A extrema-direita não monopoliza as teorias da conspiração. O governo dos EUA sabia de antemão sobre os atentados do 11 de setembro (e talvez até tenha sido responsável por eles). Os EUA deflagraram a guerra na Síria para fortalecer Israel. Os judeus, donos do dinheiro, controlam Wall Street e dirigem a política americana no Oriente Médio. Sergio Moro perseguiu Lula, pois é agente do FBI ou do Departamento de Justiça dos EUA. 2 + 2 = 5: em certas circunstâncias, a esquerda compartilha a paixão pelo pensamento mágico.
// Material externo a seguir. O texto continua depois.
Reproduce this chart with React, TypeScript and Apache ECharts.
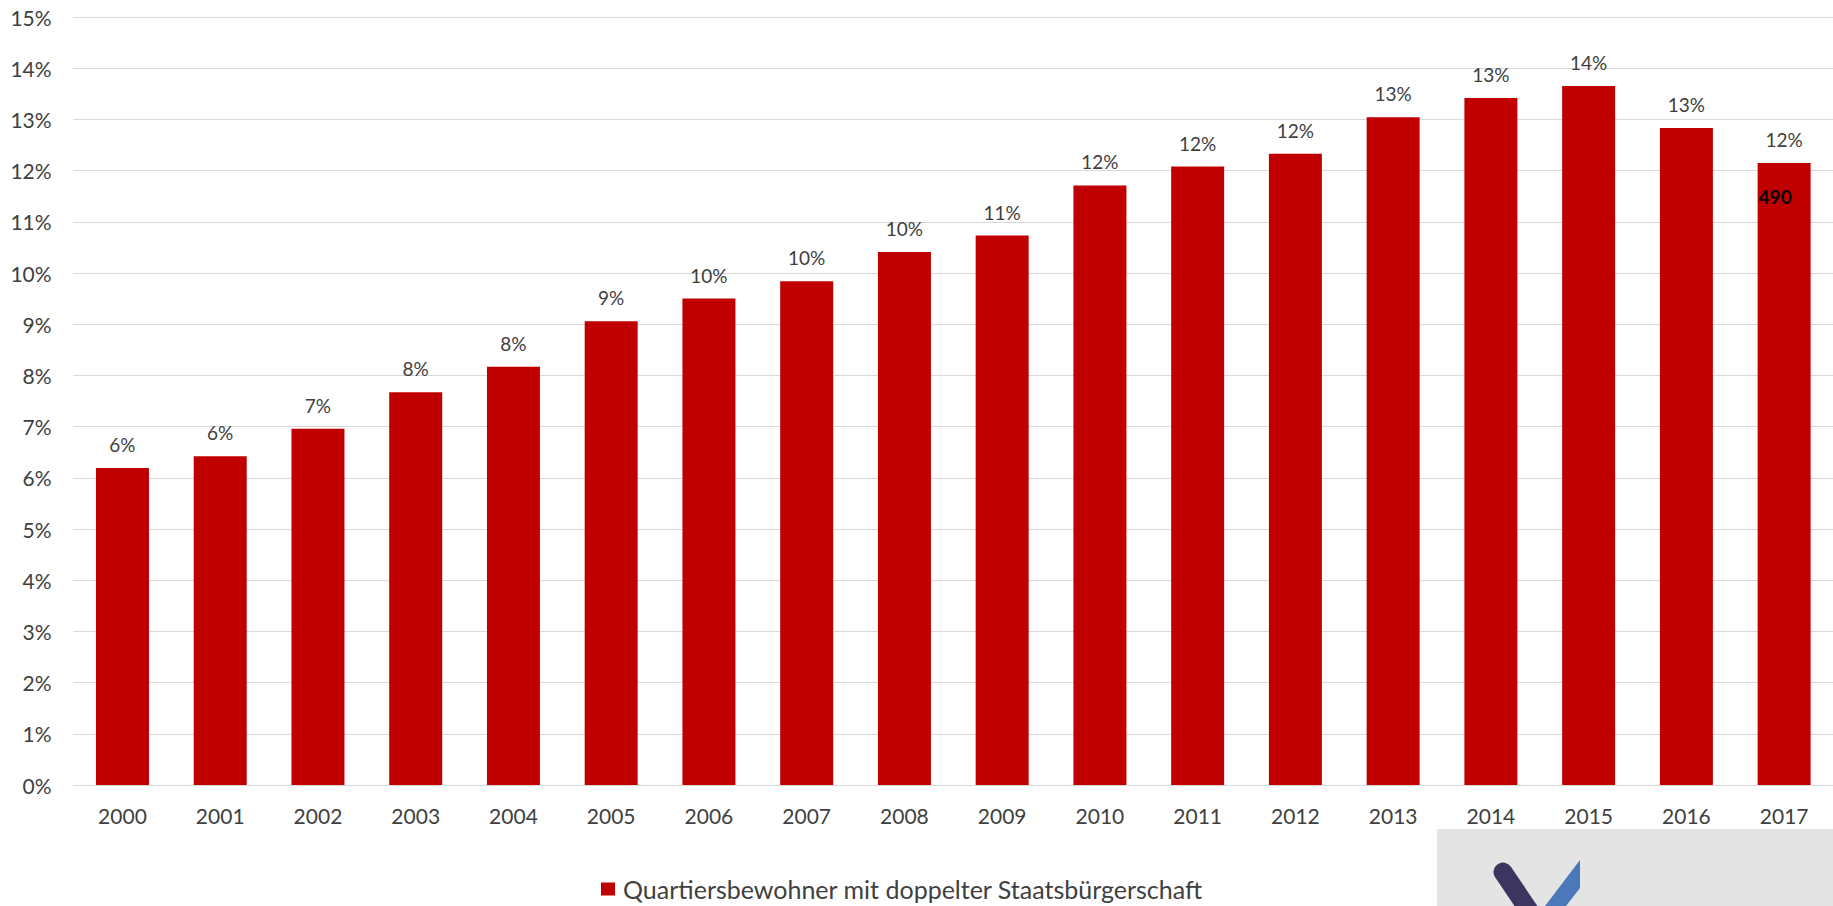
import React, { useEffect, useRef } from "react";
import * as echarts from "echarts";

const years = ["2000","2001","2002","2003","2004","2005","2006","2007","2008","2009","2010","2011","2012","2013","2014","2015","2016","2017"];
const shares = [6.19, 6.42, 6.96, 7.67, 8.17, 9.06, 9.5, 9.84, 10.41, 10.73, 11.71, 12.08, 12.33, 13.04, 13.42, 13.65, 12.83, 12.15];
const seriesName = "Quartiersbewohner mit doppelter Staatsbürgerschaft";
const yTicks = { min: 0, max: 15, interval: 1 };
const noteCategory = "2017";
const noteValue = 11.5;
const noteText = "490";

const FONT = "Lato, 'Open Sans', sans-serif";

export default function App() {
  const ref = useRef<HTMLDivElement>(null);
  useEffect(() => {
    if (!ref.current) return;
    const chart = echarts.init(ref.current, undefined, { renderer: "svg" });
    chart.setOption({
      animation: false,
      backgroundColor: "#ffffff",
      textStyle: { fontFamily: FONT },
      grid: { left: 73.6, right: -3, top: 17, bottom: 121, containLabel: false },
      legend: {
        show: true,
        left: 601,
        top: 875,
        padding: 0,
        itemWidth: 14,
        itemHeight: 13,
        icon: "rect",
        data: [seriesName],
        textStyle: { fontFamily: FONT, fontSize: 25, color: "#404040", lineHeight: 28, padding: [0, 0, 0, 3] },
      },
      xAxis: {
        type: "category",
        data: years,
        axisLine: { show: true, lineStyle: { color: "#d9d9d9", width: 1 } },
        axisTick: { show: false },
        axisLabel: { fontFamily: FONT, fontSize: 21, color: "#404040", margin: 20 },
      },
      yAxis: {
        type: "value",
        min: yTicks.min,
        max: yTicks.max,
        interval: yTicks.interval,
        axisLine: { show: false },
        axisTick: { show: false },
        splitLine: { show: true, lineStyle: { color: "#d9d9d9", width: 1 } },
        axisLabel: { fontFamily: FONT, fontSize: 21, color: "#404040", margin: 22, formatter: (v: number) => `${v}%` },
      },
      series: [
        {
          name: seriesName,
          type: "bar",
          data: shares,
          barWidth: 53,
          itemStyle: { color: "#c00000" },
          label: {
            show: true,
            position: "top",
            distance: 14,
            fontFamily: FONT,
            fontSize: 19,
            color: "#404040",
            formatter: (p: any) => `${Math.round(p.value)}%`,
          },
          markPoint: {
            symbol: "rect",
            symbolSize: 1,
            itemStyle: { color: "rgba(0,0,0,0)" },
            label: {
              show: true,
              position: "inside",
              offset: [-9, 0],
              fontFamily: FONT,
              fontWeight: "bold",
              fontSize: 19,
              color: "#000000",
              formatter: noteText,
            },
            data: [{ coord: [noteCategory, noteValue], value: noteText }],
          },
        },
      ],
      graphic: [
        {
          type: "rect",
          shape: { x: 1437, y: 829, width: 400, height: 80 },
          style: { fill: "#e4e4e4" },
          silent: true,
        },
        {
          type: "line",
          shape: { x1: 1503, y1: 872, x2: 1530, y2: 912 },
          style: { stroke: "#3b3560", lineWidth: 19, lineCap: "round" },
          silent: true,
        },
        {
          type: "polygon",
          shape: { points: [[1580, 860], [1580, 888], [1566, 906], [1545, 906]] },
          style: { fill: "#4a78b8" },
          silent: true,
        },
      ],
    });
    return () => chart.dispose();
  }, []);
  return <div ref={ref} style={{ position: "fixed", left: 0, top: 0, width: 1833, height: 906 }} />;
}
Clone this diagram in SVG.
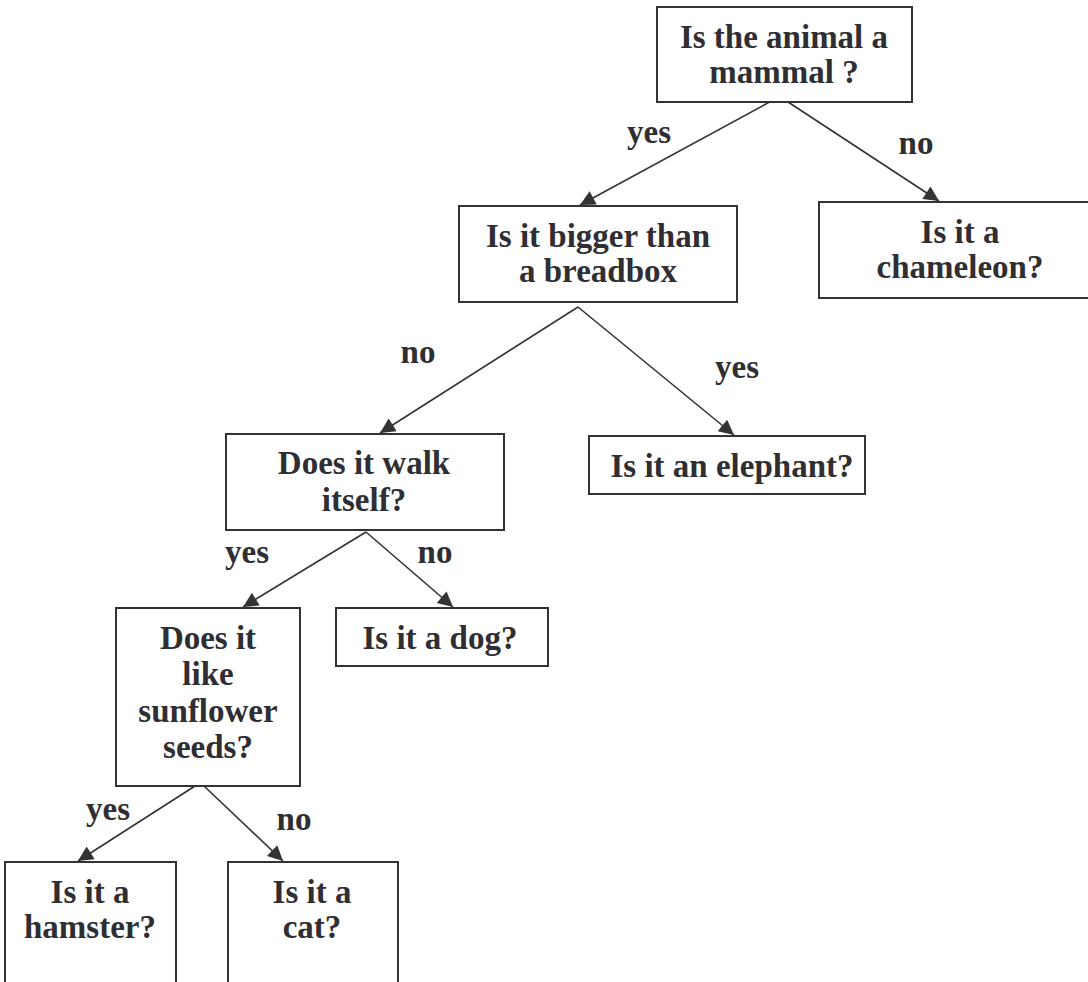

A aprovação de Bolsonaro cresceu ao longo da pandemia — e não só entre beneficiários do auxílio emergencial. Na crise sanitária, dois Brasis separaram-se um pouco mais. Numa ponta, situa-se a população que circula na economia digitalizada e no funcionalismo público: os que conservaram seus empregos e salários durante as quarentenas. Na outra, a população presa à economia analógica ou presencial: os que enfrentam o desemprego, a perda de renda, a falência de negócios, a dissolução de patrimônios. Esqueça a conversa condescendente de que “estamos no mesmo barco”. Tente enxergar a paisagem do ângulo desses últimos.
Os “progressistas”, acampados na economia digitalizada, selecionaram seus especialistas. Os mais aclamados, arautos de uma epidemiologia fundamentalista, projetaram milhões de óbitos no Brasil, mesmo sob nossas precárias quarentenas. Nessa linha, exercitando o pensamento mágico, exigiram rígidos lockdowns de duração ilimitada. Como essa exposição do mais cru elitismo foi interpretada do lado de lá, entre trabalhadores “essenciais” de transportes e supermercados, donos de pequenos negócios comerciais, entregadores de aplicativos, ambulantes, empregadas domésticas?
A oferta de intelectuais e acadêmicos é elástica: todas as correntes políticas têm um estoque deles. Surgiram, previsivelmente, os especialistas do negacionismo. Primeiro, eles definiram a Covid como “gripezinha”. Depois, engajaram-se na “guerra da cloroquina” e na denúncia da “vacina chinesa”. No trajeto, apoiando-se nos dramáticos exageros e nas óbvias manipulações dos especialistas aclamados, engajaram-se nas suas próprias manipulações estatísticas, exibindo gráficos que comprovariam um absoluto fracasso de todas as quarentenas. A “ciência” — isto é, um discurso cifrado acompanhado por números —também pode ser posta a serviço de teorias da conspiração. Você tem uma “prova científica”? Ok, eles também: 2 + 2 = 5.
Teorias da conspiração sempre existiram, ainda que se espalhem mais rápido na era das redes virtuais. A demanda por elas vem de baixo, especialmente em tempos de crise, como resposta a difusas angústias sociais. Seu sucesso reflete a fragilidade dos laços de confiança que conectam a massa da população à “elite pensante”. A verdadeira novidade, fonte da força inédita que adquiriram, está no papel desempenhado pelas lideranças políticas da direita populista. Quando, como fazem Trump e Bolsonaro, o chefe de Estado torna-se porta-voz da irracionalidade, rompe-se a barreira psicológica da vergonha, coagulam-se crenças insanas e cada um ganha o direito de proclamá-las em público sem medo da censura alheia.
A polarização política saltou um degrau, convertendo-se em polarização cognitiva. A “elite pensante” não se interroga sobre as raízes da difusão popular de teorias da conspiração. Prefere a via fácil: dialoga exclusivamente com seus pares, repete incansavelmente suas próprias verdades e, nariz cada vez mais empinado, exibindo superioridade moral, faz troça dos “ignorantes”. Não entendeu o óbvio: rindo deles, você reforça as crenças que imagina combater. 2 + 2 = 5.